In January, the Holy See warned that “cultural relativism,” which denies the existence of absolute truths, threatens to undercut contemporary democracies.

In April, American commentators proved him right by loudly denouncing Sen. Rick Santorum, R-Pa., for drawing moral lines on the issue of sodomy.

Santorum sparked a wave of tut-tutting when he said, “And if the Supreme Court says that you have the right to consensual sex within your home, then you have the right to bigamy, you have the right to polygamy, you have the right to incest, you have the right to adultery. You have the right to anything.”

The New York Times was quick with a sarcastic spin. Its April 22 editorial said: “Hear ye, hear ye: Sen. Rick Santorum feels obliged to offer gratuitous guidance to the Supreme Court in the form of an ad hoc, highly unlearned ruling that equates homosexuality with bigamy, polygamy, incest and adultery.”
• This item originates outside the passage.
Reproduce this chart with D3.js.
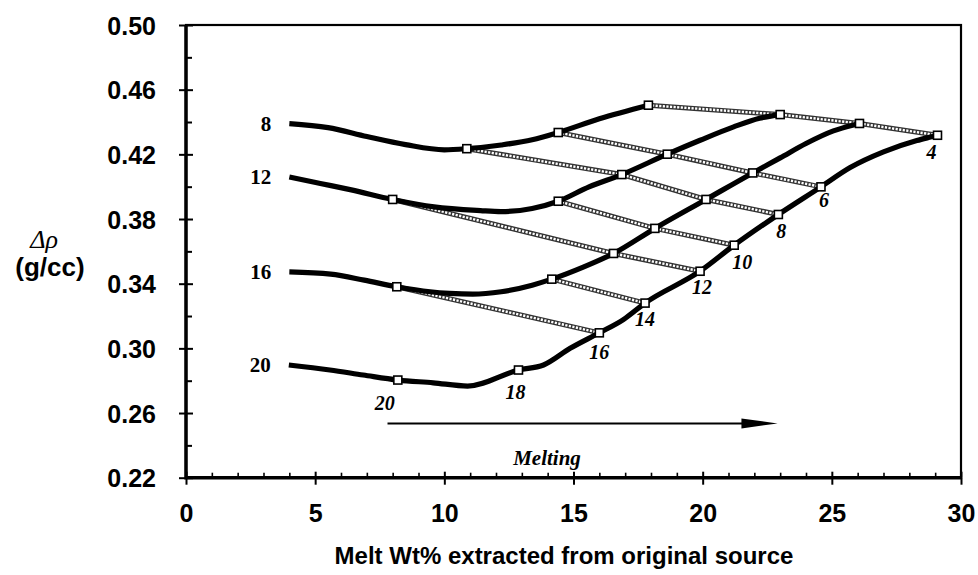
<!DOCTYPE html>
<html>
<head>
<meta charset="utf-8">
<script src="https://cdn.jsdelivr.net/npm/d3@7/dist/d3.min.js"></script>
<style>
  body { margin: 0; background: #fff; }
  svg { display: block; }
</style>
</head>
<body>
<svg id="chart" width="978" height="575"></svg>
<script>
// ---- data ---------------------------------------------------------------
// Axis ticks
const xTickValues = [0, 5, 10, 15, 20, 25, 30];
const xMinorValues = [1,2,3,4,6,7,8,9,11,12,13,14,16,17,18,19,21,22,23,24,26,27,28,29];
const yTickValues = [0.22, 0.26, 0.30, 0.34, 0.38, 0.42, 0.46, 0.50];
const yMinorValues = [0.24, 0.28, 0.32, 0.36, 0.40, 0.44, 0.48];

// Melting paths, one per starting pressure: [melt wt%, density contrast]
const startPressures = ["8", "12", "16", "20"];
const path8 = [[4.0,0.439],[5.5,0.4365],[7.0,0.431],[8.5,0.426],[10.0,0.4228],[10.87,0.4235],
  [12.2,0.4258],[13.4,0.429],[14.41,0.4335],[16.0,0.442],[17.9,0.4504]];
const path12 = [[4.0,0.406],[5.2,0.402],[6.4,0.398],[8.0,0.3921],[9.6,0.3875],[11.4,0.3852],
  [12.2,0.3846],[13.4,0.3865],[14.41,0.391],[15.6,0.3999],[16.87,0.4075],[18.63,0.4201],
  [19.9,0.4287],[21.2,0.437],[22.2,0.4423],[23.0,0.4446]];
const path16 = [[4.0,0.3473],[5.6,0.3459],[6.9,0.3422],[8.16,0.3381],[9.45,0.335],[10.2,0.334],
  [11.1,0.3335],[12.2,0.335],[13.4,0.3391],[14.16,0.3428],[15.4,0.3504],[16.55,0.3587],
  [18.15,0.3742],[20.13,0.3921],[21.94,0.4085],[23.0,0.4178],
  [24.0,0.4267],[25.06,0.4345],[25.84,0.4382],[26.07,0.4391]];
const path20 = [[3.98,0.2897],[5.57,0.2866],[6.86,0.2835],[8.2,0.2804],[9.57,0.2787],[10.9,0.2767],
  [12.87,0.2866],[13.84,0.2897],[14.87,0.300],[16.0,0.3096],[16.93,0.3178],[17.77,0.328],
  [19.9,0.3477],[21.22,0.3638],[22.93,0.3828],[24.58,0.3999],[25.71,0.4118],
  [27.0,0.4215],[28.29,0.4285],[28.74,0.4304],[29.09,0.4318]];

// Final-pressure isobars linking the paths (labelled at their last point)
const finalPressures = ["20", "18", "16", "14", "12", "10", "8", "6", "4"];
const iso20 = [[8.2,0.2804]];
const iso18 = [[12.87,0.2866]];
const iso16 = [[8.16,0.3381],[16.0,0.3096]];
const iso14 = [[14.16,0.3428],[17.77,0.328]];
const iso12 = [[8.0,0.3921],[16.55,0.3587],[19.9,0.3477]];
const iso10 = [[14.41,0.391],[18.15,0.3742],[21.22,0.3638]];
const iso8  = [[10.87,0.4235],[16.87,0.4075],[20.13,0.3921],[22.93,0.3828]];
const iso6  = [[14.41,0.4335],[18.63,0.4201],[21.94,0.4085],[24.58,0.3999]];
const iso4  = [[17.9,0.4504],[23.0,0.4446],[26.07,0.4391],[29.09,0.4318]];

// ---- layout -------------------------------------------------------------
const svg = d3.select("#chart");
const x = d3.scaleLinear().domain([0, 30]).range([186, 961]);
const y = d3.scaleLinear().domain([0.22, 0.50]).range([477.7, 25]);

const paths = [path8, path12, path16, path20];
const isobars = [iso20, iso18, iso16, iso14, iso12, iso10, iso8, iso6, iso4];
// label nudges (px) for the final-pressure numbers, relative to the last marker
const isoLabelOffset = [[-13,30],[-3,29],[0,26],[0,23],[2,23],[8,24],[3,24],[3,20],[-6,24]];

const sans = "'Liberation Sans', Arial, Helvetica, sans-serif";
const serif = "'Liberation Serif', 'Times New Roman', serif";

// ---- axes ---------------------------------------------------------------
// outward part of major ticks + labels
const yAxis = svg.append("g").attr("transform", `translate(${x(0)},0)`)
  .call(d3.axisLeft(y).tickValues(yTickValues).tickSize(7).tickPadding(23)
    .tickFormat(d3.format(".2f")));
yAxis.select(".domain").remove();
yAxis.selectAll("line").attr("stroke", "#000").attr("stroke-width", 2);
yAxis.selectAll("text").attr("font-family", sans).attr("font-weight", "bold")
  .attr("font-size", 25).attr("fill", "#000").attr("dy", "0.36em");

// inward major + minor ticks on the left axis
svg.append("g").attr("transform", `translate(${x(0)},0)`)
  .call(d3.axisRight(y).tickValues(yTickValues).tickSize(7).tickFormat(""))
  .call(g => g.select(".domain").remove())
  .call(g => g.selectAll("line").attr("stroke-width", 2));
svg.append("g").attr("transform", `translate(${x(0)},0)`)
  .call(d3.axisRight(y).tickValues(yMinorValues).tickSize(6).tickFormat(""))
  .call(g => g.select(".domain").remove())
  .call(g => g.selectAll("line").attr("stroke-width", 2));

const xAxis = svg.append("g").attr("transform", `translate(0,${y(0.22)})`)
  .call(d3.axisBottom(x).tickValues(xTickValues).tickSize(7).tickPadding(20)
    .tickFormat(d3.format("d")));
xAxis.select(".domain").remove();
xAxis.selectAll("line").attr("stroke", "#000").attr("stroke-width", 2);
xAxis.selectAll("text").attr("font-family", sans).attr("font-weight", "bold")
  .attr("font-size", 25).attr("fill", "#000");

svg.append("g").attr("transform", `translate(0,${y(0.22)})`)
  .call(d3.axisTop(x).tickValues(xTickValues).tickSize(6).tickFormat(""))
  .call(g => g.select(".domain").remove())
  .call(g => g.selectAll("line").attr("stroke-width", 2));
svg.append("g").attr("transform", `translate(0,${y(0.22)})`)
  .call(d3.axisTop(x).tickValues(xMinorValues).tickSize(5).tickFormat(""))
  .call(g => g.select(".domain").remove())
  .call(g => g.selectAll("line").attr("stroke-width", 1.6));

// frame
svg.append("rect")
  .attr("x", x(0)).attr("y", y(0.50))
  .attr("width", x(30) - x(0)).attr("height", y(0.22) - y(0.50))
  .attr("fill", "none").attr("stroke", "#000").attr("stroke-width", 2.2);
svg.append("path")
  .attr("d", `M${x(0)},${y(0.50)}V${y(0.22)}H${x(30)}`)
  .attr("fill", "none").attr("stroke", "#000").attr("stroke-width", 3.5);

// axis titles
svg.append("text").attr("x", 564).attr("y", 564).attr("text-anchor", "middle")
  .attr("font-family", sans).attr("font-weight", "bold").attr("font-size", 24)
  .text("Melt Wt% extracted from original source");
svg.append("text").attr("x", 44).attr("y", 248).attr("text-anchor", "middle")
  .attr("font-family", serif).attr("font-style", "italic").attr("font-size", 26)
  .text("\u0394\u03C1");
svg.append("text").attr("x", 50).attr("y", 276).attr("text-anchor", "middle")
  .attr("font-family", sans).attr("font-weight", "bold").attr("font-size", 26)
  .text("(g/cc)");

// ---- isobars (chain-pattern lines) ---------------------------------------
const straight = d3.line().x(d => x(d[0])).y(d => y(d[1]));
const isoG = svg.append("g");
isobars.filter(s => s.length > 1).forEach(s => {
  isoG.append("path").attr("d", straight(s)).attr("fill", "none")
    .attr("stroke", "#333").attr("stroke-width", 5);
  isoG.append("path").attr("d", straight(s)).attr("fill", "none")
    .attr("stroke", "#fff").attr("stroke-width", 2.4).attr("stroke-dasharray", "2.2 1.4");
});

// ---- melting paths ------------------------------------------------------
const smooth = d3.line().x(d => x(d[0])).y(d => y(d[1])).curve(d3.curveMonotoneX);
svg.append("g").selectAll("path").data(paths).join("path")
  .attr("d", smooth).attr("fill", "none").attr("stroke", "#000")
  .attr("stroke-width", 5.2).attr("stroke-linejoin", "round");

// starting-pressure labels at the left end of each path
svg.append("g").selectAll("text").data(paths).join("text")
  .attr("x", d => x(d[0][0]) - 18).attr("y", d => y(d[0][1]) + 7)
  .attr("text-anchor", "end").attr("font-family", serif).attr("font-weight", "bold")
  .attr("font-size", 21).text((d, i) => startPressures[i]);

// ---- markers ------------------------------------------------------------
const marks = isobars.flat();
svg.append("g").selectAll("rect").data(marks).join("rect")
  .attr("x", d => x(d[0]) - 4).attr("y", d => y(d[1]) - 4)
  .attr("width", 8).attr("height", 8)
  .attr("fill", "#fff").attr("stroke", "#000").attr("stroke-width", 1.6);

// final-pressure labels
svg.append("g").selectAll("text").data(isobars).join("text")
  .attr("x", (d, i) => x(d[d.length - 1][0]) + isoLabelOffset[i][0])
  .attr("y", (d, i) => y(d[d.length - 1][1]) + isoLabelOffset[i][1])
  .attr("text-anchor", "middle").attr("font-family", serif).attr("font-weight", "bold")
  .attr("font-style", "italic").attr("font-size", 20)
  .text((d, i) => finalPressures[i]);

// ---- melting arrow ------------------------------------------------------
const arrowY = y(0.2536);
svg.append("line").attr("x1", x(7.8)).attr("x2", x(21.7)).attr("y1", arrowY).attr("y2", arrowY)
  .attr("stroke", "#000").attr("stroke-width", 2);
svg.append("path")
  .attr("d", `M${x(21.5)},${arrowY - 5}L${x(22.9)},${arrowY}L${x(21.5)},${arrowY + 5}Z`)
  .attr("fill", "#000");
svg.append("text").attr("x", 547).attr("y", 465).attr("text-anchor", "middle")
  .attr("font-family", serif).attr("font-weight", "bold").attr("font-style", "italic")
  .attr("font-size", 21).text("Melting");
</script>
</body>
</html>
Sadly, that misses the point. Santorum's argument is about the codification of moral relativism into America's laws, and that The New York Times missed the point only shows how right he is.

Cardinal Joseph Ratzinger's Congregation for the Doctrine of the Faith knew exactly how such a statement would be received.

Its “Doctrinal Note on Some Questions Regarding the Participation of Catholics in Political Life,” which debuted Jan.16, is worth quoting at length.

It says that “a kind of cultural relativism exists today,” adding, “it is not unusual to hear the opinion expressed in the public sphere that such [relativism] is the very condition for democracy.”

As a result, it adds, “lawmakers maintain that they are respecting this freedom of choice by enacting laws which ignore the principles of natural ethics and yield to ephemeral cultural and moral trends, as if every possible outlook on life were of equal value.”

It concludes that “political freedom is not — and cannot be — based upon the relativistic idea that all conceptions of the human person's good have the same value and truth, but rather, on the fact that politics are concerned with very concrete realizations of the true human and social good in given historical, geographic, economic, technological and cultural contexts.”

But you don't need to look to the Catholic faith to find justification for Santorum's words.

You need only look to the 1986 decision of the Supreme Court in Bowers v. Hardwick.Justice Byron White, writing for the 5-4 majority of the court, said that the court found “no connection between family, marriage or procreation on the one hand and homosexual activity on the other.” The court found nothing in the Constitution that “would extend a fundamental right to homosexuals to engage in acts of consensual sodomy.”

He pointed out that, “Proscriptions against [sodomy] have ancient roots. Sodomy was a criminal offense at common law and was forbidden by the laws of the original 13 states when they ratified the Bill of Rights. In 1868, when the 14th Amendment was “ratified, all but five of the 37 States in the Union had criminal sodomy laws.”

White even spoke in language very much like what would later be used by the Vatican when he gave a sharp rebuke to modern-day slogans about how “you can't legislate morality.”

He wrote, “The law, however, is constantly based on notions of morality, and if all laws representing essentially moral choices are to be invalidated under the Due Process Clause, the courts will be very busy indeed.”

The Supreme Court then saw what Santorum sees now. Moral relativism is tempting. It means you don't have to decide what's right or wrong. But, ultimately, it only backfires in a dangerous way.

If the law refuses to distinguish right from wrong in sexual matters, society will soon find out that the damage won't be confined to “partners” in the privacy of their bedrooms.